The New York State Senate passed legislation, sponsored by Senator James L. Seward (R/I/C-Oneonta), which would provide an important incentive for private landowners who engage in habitat conservation activities on their property. The Habitat Conservation Tax Credit (S.2179) would give eligible landowners a credit on their income taxes of 25% of the property taxes paid on land enrolled in a habitat conservation program.
"I am pleased to partner with Audubon New York and the Ruffed Grouse Society in developing legislation that will provide improved habitat for the state’s wildlife – both non-game and game species especially that rely on open fields and early successional forest growth," Seward said. "A variety of song birds and upland wildlife, such as the ruffed grouse, are experiencing declines in their numbers due to habitat loss. S. 2179 will move the state forward to encourage management of private property for wildlife."
"Habitat loss is the leading threat to birds and other wildlife in New York, and as the majority of the state is in private ownership, the actions of private landowners will determine the future of our wildlife," said Albert E. Caccese, Executive Director of Audubon New York, the state program of the National Audubon Society. "This bill invests wisely in wildlife conservation by creating an incentive to landowners to provide an important public service through habitat conservation activities on their own property. We applaud Senator Seward and the State Senate for passing this critical measure."
"The recently released Ruffed Grouse Conservation Plan and the American Woodcock Conservation Plan both identify the need to put millions of acres under active management in order to return the birds to 1970 population levels," said RGS Executive Director Michael Zagata. "Traditional sources of funding will not be sufficient to meet that need. However, Senator Seward's bill is the right solution for the right time. Tax relief to landowners who manage for wildlife will result in an economic boon to our rural upstate communities."
Grassland birds, such as Bobolinks, Short-eared Owls, Eastern Meadowlarks and other species that depend on habitat such as hayfields and pastures, are one such group of species in serious decline in New York State that rely on private landowners to manage their habitat for their survival. The American woodcock, which requires young and transitioning forests for its survival, is declining about 4 percent annually across its range.
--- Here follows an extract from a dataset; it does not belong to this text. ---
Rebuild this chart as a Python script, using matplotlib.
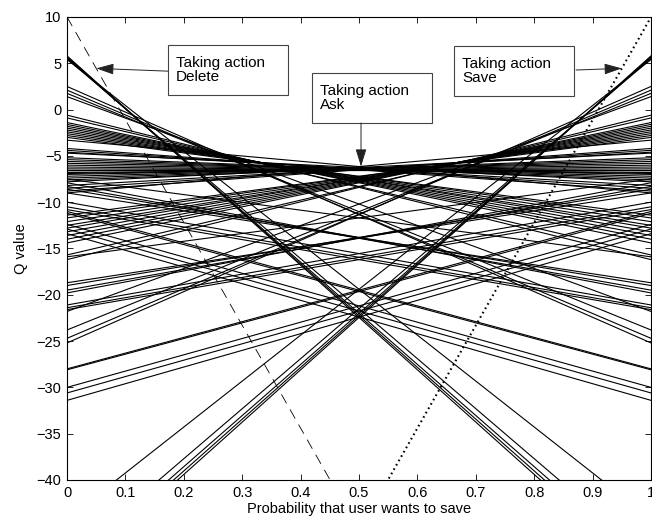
import numpy as np
import matplotlib
matplotlib.use("Agg")
import matplotlib.pyplot as plt
from matplotlib.patches import Rectangle

plt.rcParams['font.family'] = ['Liberation Sans', 'DejaVu Sans']
plt.rcParams['lines.scale_dashes'] = False

# Q-value lines, given as (value at p=0, value at p=1).
# Each line also appears mirrored, so only half of them are listed.
steep_q0 = [5.8, 5.7, 5.6, 5.5, 5.4]
steep_q1 = [-50.7, -50.2, -49.6, -48.5, -44.2]

ask_q0 = [2.5, 2.1, 1.75, 1.4,
          -0.6, -0.9,
          -1.4, -1.6, -1.8, -2.0, -2.2, -2.4, -2.6, -2.8, -3.0,
          -3.3, -4.2, -4.4, -4.6, -4.7,
          -5.2, -5.4, -5.6, -5.8, -6.0, -6.2, -6.4, -6.5,
          -28.0, -28.1, -30.0, -30.6, -31.4,
          -18.7, -19.0, -19.5, -19.8,
          -21.1, -21.4, -21.6, -15.9]
ask_q1 = [-25.2, -24.7, -23.8, -21.8,
          -16.2, -15.7,
          -14.4, -14.0, -13.6, -13.2, -12.8, -12.5, -12.1, -11.7, -11.4,
          -9.0, -8.8, -8.5, -8.2, -7.8,
          -7.6, -7.4, -7.2, -7.0, -6.9, -6.8, -6.6, -6.5,
          -11.0, -11.2, -12.4, -12.9, -13.4,
          -9.0, -8.6, -8.3, -7.9,
          -10.0, -10.5, -10.8, -7.5]

# single lines for the immediate actions
delete_q = (10.0, -101.0)
save_q = (-101.0, 10.0)

p = np.array([0.0, 1.0])

fig = plt.figure(figsize=(6.52, 5.21), dpi=100)
ax = fig.add_axes([0.1028, 0.0787, 0.8957, 0.8887])

q0_all = np.array(steep_q0 + ask_q0)
q1_all = np.array(steep_q1 + ask_q1)
for a, b in zip(q0_all, q1_all):
    ax.plot(p, [a, b], color='k', lw=0.8)
    ax.plot(p, [b, a], color='k', lw=0.8)

ax.plot(p, delete_q, color='k', lw=0.6, linestyle=(0, (7.5, 5)))
ax.plot(p, save_q, color='k', lw=1.5, linestyle=(0, (1.2, 2.4)))

ax.set_xlim(0, 1)
ax.set_ylim(-40, 10)
ax.set_xticks(np.arange(0, 1.01, 0.1))
ax.set_xticklabels(['0', '0.1', '0.2', '0.3', '0.4', '0.5', '0.6', '0.7',
                    '0.8', '0.9', '1'])
ax.set_yticks(np.arange(-40, 11, 5))
ax.tick_params(direction='in', top=True, right=True, length=4.5, width=0.6,
               labelsize=10.5, pad=4)
for s in ax.spines.values():
    s.set_linewidth(0.8)

ax.set_xlabel('Probability that user wants to save', fontsize=10.5, labelpad=2)
ax.set_ylabel('Q value', fontsize=10.5, labelpad=6)


def interp(q, x):
    return q[0] + (q[1] - q[0]) * x


# envelope value at p=0.5 for the Ask arrow
env_mid = max(0.5 * (a + b) for a, b in zip(q0_all, q1_all))

boxes = [
    ("Taking action\nDelete", (0.173, 0.8315), (0.173, 0.883),
     (0.05, interp(delete_q, 0.05))),
    ("Taking action\nAsk", (0.4195, 0.771), (0.5034, 0.771),
     (0.5034, env_mid)),
    ("Taking action\nSave", (0.6627, 0.829), (0.8717, 0.8855),
     (0.95, interp(save_q, 0.95))),
]
for label, (bx, by), start, target in boxes:
    ax.add_patch(Rectangle((bx, by), 0.2055, 0.108, transform=ax.transAxes,
                           facecolor='white', edgecolor='#444444', lw=0.8,
                           zorder=5))
    ax.text(bx + 0.0137, by + 0.054, label, transform=ax.transAxes,
            ha='left', va='center', fontsize=11, linespacing=1.05, zorder=6)
    ax.annotate('', xy=target, xycoords='data', xytext=start,
                textcoords='axes fraction',
                arrowprops=dict(arrowstyle='-|>,head_length=0.9,head_width=0.28',
                                color='#222222', lw=0.7, shrinkA=0, shrinkB=0,
                                mutation_scale=12),
                zorder=6)

fig.savefig('out.png', dpi=100)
Many federal conservation programs have been developed to incentivize private landowners to protect grasslands habitat, contribute to open space conservation, utilize best management practices to maintain riparian areas, contribute to improved water quality, and most importantly help in the conservation of Species of Greatest Conservation Need (SGCN) including endangered, threatened or rare bird species.
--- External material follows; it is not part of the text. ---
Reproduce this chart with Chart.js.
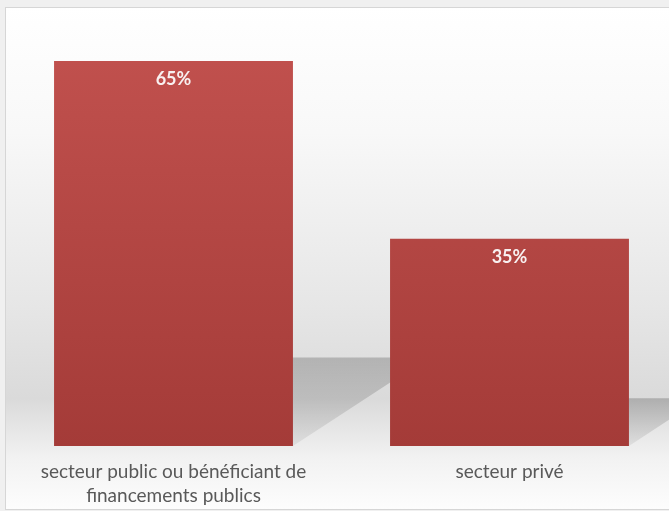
<!DOCTYPE html>
<html>
<head>
<meta charset="utf-8">
<script src="https://cdn.jsdelivr.net/npm/chart.js@4"></script>
<style>
  html, body { margin: 0; padding: 0; background: #f0f0f0; overflow: hidden; }
  #wrap { position: absolute; left: 0; top: 0; width: 690px; height: 511px; }
</style>
</head>
<body>
<div id="wrap"><canvas id="chart" width="690" height="511"></canvas></div>
<script>
// ── Data ──
const categories = [['secteur public ou bénéficiant de', 'financements publics'], 'secteur privé'];
const shares = [65, 35];
const shareLabels = ['65%', '35%'];

const FONT = 'Lato, "Open Sans", sans-serif';

// ── Frame + wall/floor gradient ──
const backdrop = {
  id: 'backdrop',
  beforeDraw(chart) {
    const ctx = chart.ctx;
    ctx.save();
    ctx.fillStyle = '#f0f0f0';
    ctx.fillRect(0, 0, chart.width, chart.height);
    const g = ctx.createLinearGradient(0, 7, 0, 509);
    g.addColorStop(0, '#ffffff');
    g.addColorStop(0.25, '#f8f8f8');
    g.addColorStop(0.6, '#e6e6e6');
    g.addColorStop(0.78, '#dadada');
    g.addColorStop(0.83, '#e4e4e4');
    g.addColorStop(0.9, '#f2f2f2');
    g.addColorStop(1, '#fdfdfd');
    ctx.fillStyle = g;
    ctx.fillRect(5.5, 7.5, chart.width, 502);
    ctx.strokeStyle = '#d6d6d6';
    ctx.lineWidth = 1;
    ctx.strokeRect(5.5, 7.5, chart.width, 502);
    ctx.restore();
  }
};

// ── Perspective shadows behind bars ──
const barShadow = {
  id: 'barShadow',
  beforeDatasetsDraw(chart) {
    const ctx = chart.ctx;
    chart.getDatasetMeta(0).data.forEach(bar => {
      const h = bar.base - bar.y;
      const left = bar.x - bar.width / 2, right = bar.x + bar.width / 2;
      const dx = 0.352 * h, dy = 0.23 * h;
      const g = ctx.createLinearGradient(0, bar.base - dy, 0, bar.base);
      g.addColorStop(0, 'rgba(0,0,0,0.2)');
      g.addColorStop(1, 'rgba(0,0,0,0.06)');
      ctx.save();
      ctx.beginPath();
      ctx.moveTo(left, bar.base);
      ctx.lineTo(right, bar.base);
      ctx.lineTo(right + dx, bar.base - dy);
      ctx.lineTo(left + dx, bar.base - dy);
      ctx.closePath();
      ctx.fillStyle = g;
      ctx.fill();
      ctx.restore();
    });
  }
};

// ── Value labels inside bar tops ──
const valueLabels = {
  id: 'valueLabels',
  afterDatasetsDraw(chart) {
    const ctx = chart.ctx;
    ctx.save();
    ctx.font = 'bold 18px ' + FONT;
    ctx.fillStyle = '#f8f0f0';
    ctx.textAlign = 'center';
    ctx.textBaseline = 'middle';
    chart.getDatasetMeta(0).data.forEach((bar, i) => {
      ctx.fillText(shareLabels[i], bar.x, bar.y + 18);
    });
    ctx.restore();
  }
};

const ctx = document.getElementById('chart');
new Chart(ctx, {
  type: 'bar',
  data: {
    labels: categories,
    datasets: [{
      data: shares,
      backgroundColor: c => {
        const area = c.chart.chartArea;
        if (!area) return '#b94744';
        const g = c.chart.ctx.createLinearGradient(0, area.top, 0, area.bottom);
        g.addColorStop(0, '#c0504d');
        g.addColorStop(1, '#a43b38');
        return g;
      },
      borderWidth: 0,
      categoryPercentage: 1,
      barPercentage: 0.711
    }]
  },
  options: {
    responsive: false,
    animation: false,
    layout: { padding: { left: 5.5, right: 12.5, top: 61, bottom: 0 } },
    plugins: { legend: { display: false }, tooltip: { enabled: false } },
    scales: {
      x: {
        grid: { display: false, drawTicks: false },
        border: { display: false },
        afterFit: s => { s.height = 65; },
        ticks: { color: '#595959', font: { family: FONT, size: 19, lineHeight: 1.27 }, padding: 14, maxRotation: 0, autoSkip: false }
      },
      y: { display: false, min: 0, max: 65 }
    }
  },
  plugins: [backdrop, barShadow, valueLabels]
});
</script>
</body>
</html>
These programs provide much needed funding to landowners who commit their land to conservation by agreeing to implement a habitat management plan. However, in many instances these programs do not cover the full cost of the conservation actions, and rising property taxes are making it harder for landowners to engage in conservation. .
The Habitat Conservation Tax Credit would provide a much needed state match to the federal funds that are already available to assist landowners with conservation activities. This legislation would also provide further incentives for the continued survival of SGCN through successful partnerships with the private landowners who own the vast majority of habitat upon which these birds rely. Preventing species from becoming threatened and endangered is economically responsible as the costs escalate greatly when their populations reach the breaking point.